We are successfully using changes like these on a drupal 5 site (spiritlibrary,com) and it really eased the db load.

If there is interest I will adapt the changes we made to make a patch for Drupal 7.

Comments

proxiss’s picture

You have my vote for your proposal. Additionally, there could be kind of a hook in D7 for caching.

Cheers, Rainer

djohns’s picture

I agree with you!

smoothify’s picture

Version: 7.x-dev » 8.x-dev

This obviously won't get into D7 since it has just been released, so setting to D8.

ohnobinki’s picture

+

smoothify’s picture

I use Boost for my D6 sites now rather than changing core as I did with D5.

Boost creates a static html version of pages and still allows the page counter to work (uses javascript).
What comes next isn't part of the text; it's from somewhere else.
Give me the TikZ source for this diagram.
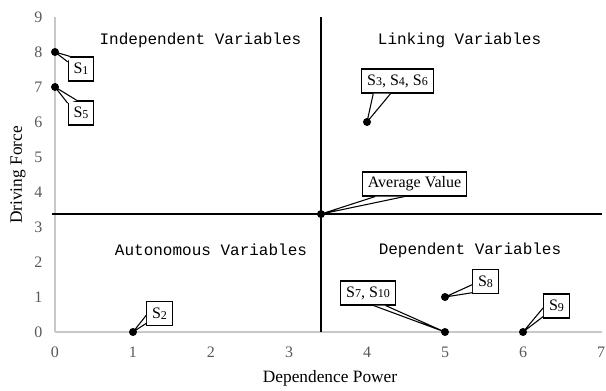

Boost also offers comprehensive settings that allow you to specify how long each cached page should be valid for and doesn't clear them all at once.

I'm not suggesting static html caching should go in core, but some of Boost's caching and expiration logic could find a home there - so that other caching methods (Database, Varnish, etc) could utilize them.

proxiss’s picture

I am using mod_cache now for caching pages "outside" drupal and piwik to create access stats...

ianthomas_uk’s picture

Issue summary: View changes
Status: Active » Closed (duplicate)

There's been a huge amount of work to improve caching in Drupal 8, see #1393398: [meta] Drupal 8 Cache API improvements and https://drupal.org/node/1884796

If you think you can make further improvements, it's probably best to open new issues (or look for existing ones) with specific changes, based on the current Drupal 8 API.